* _What to produce_:
Quote, verbatim, all material below, without pictures.

* _Collected material_:
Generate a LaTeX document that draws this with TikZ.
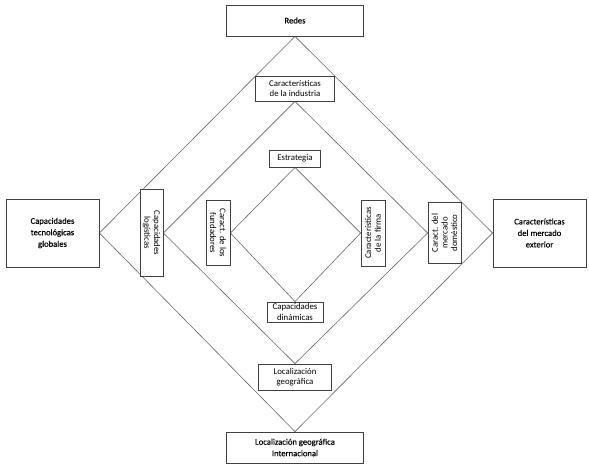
\documentclass[tikz,border=0pt]{standalone}
\usepackage{fontspec}
\setmainfont{Carlito}
\newfontfamily\outerfont[FakeBold=0.3]{Carlito}
\usetikzlibrary{backgrounds}
\tikzset{every node/.style={fill=white, draw=black!75, line width=0.8pt, inner sep=0pt, align=center, font=\fontsize{8.8}{10.5}\selectfont},
 outerbox/.style={font=\outerfont\fontsize{8.6}{11.5}\selectfont},
 sidebox/.style={font=\fontsize{8.8}{9.6}\selectfont},
 diamond line/.style={draw=black!60, line width=0.6pt}}

\begin{document}
\begin{tikzpicture}[x=1pt,y=-1pt]
  \useasboundingbox (0,0) rectangle (589,466);
  \node[outerbox, minimum width=137, minimum height=31] (redes) at (295, 20.5) {Redes};
  \node[outerbox, minimum width=93, minimum height=68] (tec) at ( 52.5,233) {Capacidades\\tecnológicas\\globales};
  \node[outerbox, minimum width=93, minimum height=68] (ext) at (539.5,233) {Características\\del mercado\\exterior};
  \node[outerbox, minimum width=137, minimum height=31] (intl) at (295,447.5) {Localización geográfica\\Internacional};
  \node[minimum width=79, minimum height=25] (indus) at (295, 88.5) {Características\\de la industria};
  \node[minimum width=51, minimum height=17] (estr) at (295,158.5) {Estrategia};
  \node[minimum width=56, minimum height=20] (capdin) at (295,312) {Capacidades\\dinámicas};
  \node[minimum width=73, minimum height=26] (locgeo) at (295,377) {Localización\\geográfica};
  \node[sidebox, rotate=-90, minimum width=87, minimum height=23] (log) at (151.5,233) {Capacidades\\logísticas};
  \node[sidebox, rotate=-90, minimum width=65, minimum height=24] (fund) at (218,233) {Caract. de los\\fundadores};
  \node[sidebox, rotate=90, minimum width=66, minimum height=24] (firma) at (373,233) {Características\\de la firma};
  \node[sidebox, rotate=90, minimum width=61, minimum height=33] (dom) at (444.5,233) {Caract. del\\mercado\\doméstico};
  \begin{pgfonlayer}{background}
   \draw[diamond line] (redes.south) -- (tec.east) -- (intl.north) -- (ext.west) -- cycle;
   \draw[diamond line] (indus.south) -- (log.north) -- (locgeo.north) -- (dom.north) -- cycle;
   \draw[diamond line] (estr.south) -- (fund.north) -- (capdin.north) -- (firma.north) -- cycle;
  \end{pgfonlayer}
\end{tikzpicture}
\end{document}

* _Solution to the exercise_:
Generate a LaTeX document that draws this with TikZ.
\documentclass[tikz,border=0pt]{standalone}
\usepackage{fontspec}
\setmainfont{Carlito}
\newfontfamily\outerfont[FakeBold=0.3]{Carlito}
\usetikzlibrary{backgrounds}
\tikzset{every node/.style={fill=white, draw=black!75, line width=0.8pt, inner sep=0pt, align=center, font=\fontsize{8.8}{10.5}\selectfont},
 outerbox/.style={font=\outerfont\fontsize{8.6}{11.5}\selectfont},
 sidebox/.style={font=\fontsize{8.8}{9.6}\selectfont},
 diamond line/.style={draw=black!60, line width=0.6pt}}

\begin{document}
\begin{tikzpicture}[x=1pt,y=-1pt]
  \useasboundingbox (0,0) rectangle (589,466);
  \node[outerbox, minimum width=137, minimum height=31] (redes) at (295, 20.5) {Redes};
  \node[outerbox, minimum width=93, minimum height=68] (tec) at ( 52.5,233) {Capacidades\\tecnológicas\\globales};
  \node[outerbox, minimum width=93, minimum height=68] (ext) at (539.5,233) {Características\\del mercado\\exterior};
  \node[outerbox, minimum width=137, minimum height=31] (intl) at (295,447.5) {Localización geográfica\\Internacional};
  \node[minimum width=79, minimum height=25] (indus) at (295, 88.5) {Características\\de la industria};
  \node[minimum width=51, minimum height=17] (estr) at (295,158.5) {Estrategia};
  \node[minimum width=56, minimum height=20] (capdin) at (295,312) {Capacidades\\dinámicas};
  \node[minimum width=73, minimum height=26] (locgeo) at (295,377) {Localización\\geográfica};
  \node[sidebox, rotate=-90, minimum width=87, minimum height=23] (log) at (151.5,233) {Capacidades\\logísticas};
  \node[sidebox, rotate=-90, minimum width=65, minimum height=24] (fund) at (218,233) {Caract. de los\\fundadores};
  \node[sidebox, rotate=90, minimum width=66, minimum height=24] (firma) at (373,233) {Características\\de la firma};
  \node[sidebox, rotate=90, minimum width=61, minimum height=33] (dom) at (444.5,233) {Caract. del\\mercado\\doméstico};
  \begin{pgfonlayer}{background}
   \draw[diamond line] (redes.south) -- (tec.east) -- (intl.north) -- (ext.west) -- cycle;
   \draw[diamond line] (indus.south) -- (log.north) -- (locgeo.north) -- (dom.north) -- cycle;
   \draw[diamond line] (estr.south) -- (fund.north) -- (capdin.north) -- (firma.north) -- cycle;
  \end{pgfonlayer}
\end{tikzpicture}
\end{document}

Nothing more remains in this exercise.